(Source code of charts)
↓↓↓
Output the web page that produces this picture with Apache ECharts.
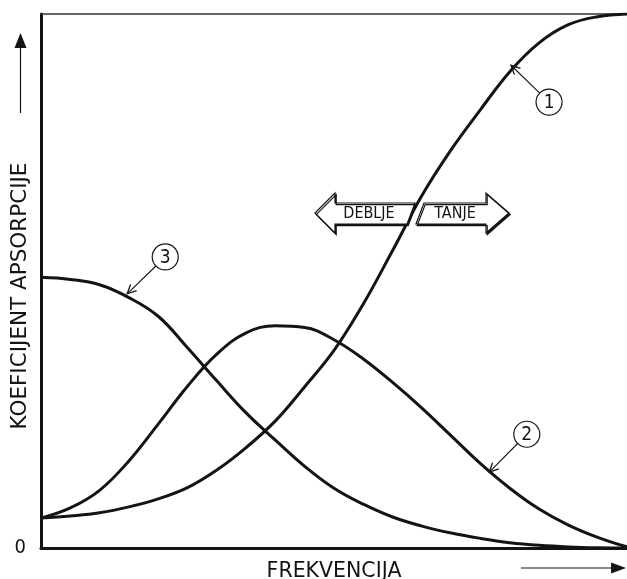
<!DOCTYPE html>
<html>
<head>
<meta charset="utf-8">
<title>Koeficijent apsorpcije</title>
<script src="https://cdn.jsdelivr.net/npm/echarts@6/dist/echarts.min.js"></script>
<style>
  html, body { margin: 0; padding: 0; background: #fff; }
  #main { width: 627px; height: 579px; }
</style>
</head>
<body>
<div id="main"></div>
<script>
// frequency (relative, 0..100) and the three absorption curves
const frequency = [0, 5, 10, 15, 20, 25, 30, 35, 40, 45, 50, 55, 60, 65, 70, 75, 80, 85, 90, 95, 100]
const curve1 = [5.6, 6.0, 6.6, 7.7, 9.2, 11.3, 14.6, 18.8, 23.8, 30.2, 37.0, 45.7, 55.7, 66.0, 74.6, 82.1, 89.2, 94.6, 98.0, 99.5, 100]
const curve2 = [5.6, 7.5, 10.8, 16.3, 23.2, 30.3, 36.3, 40.3, 41.6, 41.3, 39.0, 35.4, 31.0, 26.2, 21.0, 15.8, 11.2, 7.3, 4.3, 2.0, 0.2]
const curve3 = [50.7, 50.3, 49.3, 46.9, 43.4, 37.5, 31.3, 25.3, 20.2, 15.3, 11.2, 8.2, 5.8, 4.1, 2.8, 1.8, 1.0, 0.5, 0.2, 0.05, 0]
const curveNames = ['1', '2', '3']

const font = "'DejaVu Sans', sans-serif"
const narrow = "'DejaVu Sans Condensed', 'DejaVu Sans', sans-serif"
const ink = '#141414'

const chart = echarts.init(document.getElementById('main'))

const makeSeries = (name, values) => ({
  name,
  type: 'line',
  smooth: 0.4,
  showSymbol: false,
  silent: true,
  data: frequency.map((f, i) => [f, values[i]]),
  lineStyle: { color: ink, width: 3 }
})

const option = {
  animation: false,
  backgroundColor: '#fff',
  grid: { left: 41, right: 0, top: 14, bottom: 31, show: false, containLabel: false, outerBoundsMode: 'none' },
  xAxis: [{
    type: 'value', min: 0, max: 100,
    name: 'FREKVENCIJA', nameLocation: 'middle', nameGap: 13, nameMoveOverlap: false,
    nameTextStyle: { fontFamily: font, fontSize: 20.5, color: ink },
    axisLine: { show: true, lineStyle: { color: ink, width: 3 } },
    axisTick: { show: false }, axisLabel: { show: false }, splitLine: { show: false }
  }, {
    type: 'value', min: 0, max: 100, position: 'top',
    axisLine: { show: true, lineStyle: { color: '#333', width: 1.5 } },
    axisTick: { show: false }, axisLabel: { show: false }, splitLine: { show: false }
  }],
  yAxis: {
    type: 'value', min: 0, max: 100, interval: 100,
    name: 'KOEFICIJENT APSORPCIJE', nameLocation: 'middle', nameRotate: 90, nameGap: 10, nameMoveOverlap: false,
    nameTextStyle: { fontFamily: font, fontSize: 21.5, color: ink, padding: [0, 30, 0, 0] },
    axisLine: { show: true, lineStyle: { color: ink, width: 3 } },
    axisTick: { show: false }, splitLine: { show: false },
    axisLabel: {
      margin: 15, fontFamily: narrow, fontSize: 20, color: ink,
      formatter: v => (v === 0 ? '0' : '')
    }
  },
  series: [
    makeSeries(curveNames[0], curve1),
    makeSeries(curveNames[1], curve2),
    makeSeries(curveNames[2], curve3)
  ]
}
chart.setOption(option)

// numbered callouts: where the arrow touches the curve and where the circled number sits
const callouts = [
  { text: '1', tip: [80.2, 90.4], badge: [86.7, 83.5] },
  { text: '2', tip: [76.5, 14.2], badge: [82.9, 21.3] },
  { text: '3', tip: [14.7, 47.6], badge: [21.2, 54.5] }
]

const graphics = []
callouts.forEach(c => {
  const [tx, ty] = chart.convertToPixel({ gridIndex: 0 }, c.tip)
  const [bx, by] = chart.convertToPixel({ gridIndex: 0 }, c.badge)
  const r = 13
  const dx = tx - bx, dy = ty - by
  const len = Math.hypot(dx, dy)
  const ux = dx / len, uy = dy / len
  const sx = bx + ux * r, sy = by + uy * r
  const head = 10, ang = 0.45
  const back = a => [tx - head * (ux * Math.cos(a) - uy * Math.sin(a)), ty - head * (uy * Math.cos(a) + ux * Math.sin(a))]
  graphics.push(
    { type: 'circle', shape: { cx: bx, cy: by, r }, style: { fill: '#fff', stroke: ink, lineWidth: 1.2 }, z: 100 },
    { type: 'text', x: bx, y: by + 1, style: { text: c.text, fontFamily: narrow, fontSize: 19, fill: ink, align: 'center', verticalAlign: 'middle' }, z: 101 },
    { type: 'line', shape: { x1: sx, y1: sy, x2: tx, y2: ty }, style: { stroke: ink, lineWidth: 1.1 }, z: 100 },
    { type: 'polyline', shape: { points: [back(ang), [tx, ty], back(-ang)] }, style: { stroke: ink, lineWidth: 1.3, fill: null }, z: 100 }
  )
})

// direction arrows outside the axes
graphics.push(
  { type: 'line', shape: { x1: 20.5, y1: 113, x2: 20.5, y2: 44 }, style: { stroke: ink, lineWidth: 1.2 } },
  { type: 'polygon', shape: { points: [[20.5, 33], [14.5, 48], [26.5, 48]] }, style: { fill: ink } },
  { type: 'line', shape: { x1: 521, y1: 568, x2: 614, y2: 568 }, style: { stroke: ink, lineWidth: 1.2 } },
  { type: 'polygon', shape: { points: [[626, 568], [611, 562.5], [611, 573.5]] }, style: { fill: ink } }
)

// DEBLJE / TANJE double arrow
const arrowStyle = { fill: '#fff', stroke: ink, lineWidth: 1.2, shadowColor: ink, shadowOffsetX: 1.2, shadowOffsetY: 1.6, shadowBlur: 0 }
graphics.push(
  { type: 'polygon', z: 90, shape: { points: [[315, 213], [335, 193], [335, 203], [415, 203], [407, 224], [335, 224], [335, 233]] }, style: arrowStyle },
  { type: 'polygon', z: 90, shape: { points: [[424, 203], [486, 203], [486, 193], [509, 213], [486, 233], [486, 224], [416, 224]] }, style: arrowStyle },
  { type: 'text', z: 91, x: 369, y: 214, style: { text: 'DEBLJE', fontFamily: narrow, fontSize: 16, fill: ink, align: 'center', verticalAlign: 'middle' } },
  { type: 'text', z: 91, x: 455, y: 214, style: { text: 'TANJE', fontFamily: narrow, fontSize: 16, fill: ink, align: 'center', verticalAlign: 'middle' } }
)

chart.setOption({ graphic: graphics })
</script>
</body>
</html>
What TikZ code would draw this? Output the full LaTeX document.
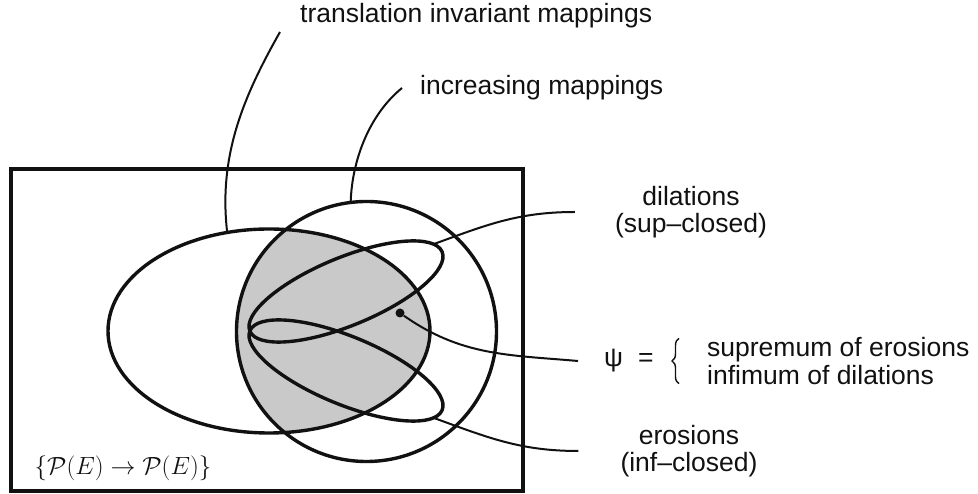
↑↑↑
### TO DO
Copy each line of the records precisely and drop any images they hold.

### WRITTEN RESPONSE
Output the web page that produces this picture with Apache ECharts.
<!DOCTYPE html>
<html>
<head>
<meta charset="utf-8">
<title>Koeficijent apsorpcije</title>
<script src="https://cdn.jsdelivr.net/npm/echarts@6/dist/echarts.min.js"></script>
<style>
  html, body { margin: 0; padding: 0; background: #fff; }
  #main { width: 627px; height: 579px; }
</style>
</head>
<body>
<div id="main"></div>
<script>
// frequency (relative, 0..100) and the three absorption curves
const frequency = [0, 5, 10, 15, 20, 25, 30, 35, 40, 45, 50, 55, 60, 65, 70, 75, 80, 85, 90, 95, 100]
const curve1 = [5.6, 6.0, 6.6, 7.7, 9.2, 11.3, 14.6, 18.8, 23.8, 30.2, 37.0, 45.7, 55.7, 66.0, 74.6, 82.1, 89.2, 94.6, 98.0, 99.5, 100]
const curve2 = [5.6, 7.5, 10.8, 16.3, 23.2, 30.3, 36.3, 40.3, 41.6, 41.3, 39.0, 35.4, 31.0, 26.2, 21.0, 15.8, 11.2, 7.3, 4.3, 2.0, 0.2]
const curve3 = [50.7, 50.3, 49.3, 46.9, 43.4, 37.5, 31.3, 25.3, 20.2, 15.3, 11.2, 8.2, 5.8, 4.1, 2.8, 1.8, 1.0, 0.5, 0.2, 0.05, 0]
const curveNames = ['1', '2', '3']

const font = "'DejaVu Sans', sans-serif"
const narrow = "'DejaVu Sans Condensed', 'DejaVu Sans', sans-serif"
const ink = '#141414'

const chart = echarts.init(document.getElementById('main'))

const makeSeries = (name, values) => ({
  name,
  type: 'line',
  smooth: 0.4,
  showSymbol: false,
  silent: true,
  data: frequency.map((f, i) => [f, values[i]]),
  lineStyle: { color: ink, width: 3 }
})

const option = {
  animation: false,
  backgroundColor: '#fff',
  grid: { left: 41, right: 0, top: 14, bottom: 31, show: false, containLabel: false, outerBoundsMode: 'none' },
  xAxis: [{
    type: 'value', min: 0, max: 100,
    name: 'FREKVENCIJA', nameLocation: 'middle', nameGap: 13, nameMoveOverlap: false,
    nameTextStyle: { fontFamily: font, fontSize: 20.5, color: ink },
    axisLine: { show: true, lineStyle: { color: ink, width: 3 } },
    axisTick: { show: false }, axisLabel: { show: false }, splitLine: { show: false }
  }, {
    type: 'value', min: 0, max: 100, position: 'top',
    axisLine: { show: true, lineStyle: { color: '#333', width: 1.5 } },
    axisTick: { show: false }, axisLabel: { show: false }, splitLine: { show: false }
  }],
  yAxis: {
    type: 'value', min: 0, max: 100, interval: 100,
    name: 'KOEFICIJENT APSORPCIJE', nameLocation: 'middle', nameRotate: 90, nameGap: 10, nameMoveOverlap: false,
    nameTextStyle: { fontFamily: font, fontSize: 21.5, color: ink, padding: [0, 30, 0, 0] },
    axisLine: { show: true, lineStyle: { color: ink, width: 3 } },
    axisTick: { show: false }, splitLine: { show: false },
    axisLabel: {
      margin: 15, fontFamily: narrow, fontSize: 20, color: ink,
      formatter: v => (v === 0 ? '0' : '')
    }
  },
  series: [
    makeSeries(curveNames[0], curve1),
    makeSeries(curveNames[1], curve2),
    makeSeries(curveNames[2], curve3)
  ]
}
chart.setOption(option)

// numbered callouts: where the arrow touches the curve and where the circled number sits
const callouts = [
  { text: '1', tip: [80.2, 90.4], badge: [86.7, 83.5] },
  { text: '2', tip: [76.5, 14.2], badge: [82.9, 21.3] },
  { text: '3', tip: [14.7, 47.6], badge: [21.2, 54.5] }
]

const graphics = []
callouts.forEach(c => {
  const [tx, ty] = chart.convertToPixel({ gridIndex: 0 }, c.tip)
  const [bx, by] = chart.convertToPixel({ gridIndex: 0 }, c.badge)
  const r = 13
  const dx = tx - bx, dy = ty - by
  const len = Math.hypot(dx, dy)
  const ux = dx / len, uy = dy / len
  const sx = bx + ux * r, sy = by + uy * r
  const head = 10, ang = 0.45
  const back = a => [tx - head * (ux * Math.cos(a) - uy * Math.sin(a)), ty - head * (uy * Math.cos(a) + ux * Math.sin(a))]
  graphics.push(
    { type: 'circle', shape: { cx: bx, cy: by, r }, style: { fill: '#fff', stroke: ink, lineWidth: 1.2 }, z: 100 },
    { type: 'text', x: bx, y: by + 1, style: { text: c.text, fontFamily: narrow, fontSize: 19, fill: ink, align: 'center', verticalAlign: 'middle' }, z: 101 },
    { type: 'line', shape: { x1: sx, y1: sy, x2: tx, y2: ty }, style: { stroke: ink, lineWidth: 1.1 }, z: 100 },
    { type: 'polyline', shape: { points: [back(ang), [tx, ty], back(-ang)] }, style: { stroke: ink, lineWidth: 1.3, fill: null }, z: 100 }
  )
})

// direction arrows outside the axes
graphics.push(
  { type: 'line', shape: { x1: 20.5, y1: 113, x2: 20.5, y2: 44 }, style: { stroke: ink, lineWidth: 1.2 } },
  { type: 'polygon', shape: { points: [[20.5, 33], [14.5, 48], [26.5, 48]] }, style: { fill: ink } },
  { type: 'line', shape: { x1: 521, y1: 568, x2: 614, y2: 568 }, style: { stroke: ink, lineWidth: 1.2 } },
  { type: 'polygon', shape: { points: [[626, 568], [611, 562.5], [611, 573.5]] }, style: { fill: ink } }
)

// DEBLJE / TANJE double arrow
const arrowStyle = { fill: '#fff', stroke: ink, lineWidth: 1.2, shadowColor: ink, shadowOffsetX: 1.2, shadowOffsetY: 1.6, shadowBlur: 0 }
graphics.push(
  { type: 'polygon', z: 90, shape: { points: [[315, 213], [335, 193], [335, 203], [415, 203], [407, 224], [335, 224], [335, 233]] }, style: arrowStyle },
  { type: 'polygon', z: 90, shape: { points: [[424, 203], [486, 203], [486, 193], [509, 213], [486, 233], [486, 224], [416, 224]] }, style: arrowStyle },
  { type: 'text', z: 91, x: 369, y: 214, style: { text: 'DEBLJE', fontFamily: narrow, fontSize: 16, fill: ink, align: 'center', verticalAlign: 'middle' } },
  { type: 'text', z: 91, x: 455, y: 214, style: { text: 'TANJE', fontFamily: narrow, fontSize: 16, fill: ink, align: 'center', verticalAlign: 'middle' } }
)

chart.setOption({ graphic: graphics })
</script>
</body>
</html>
What TikZ code would draw this? Output the full LaTeX document.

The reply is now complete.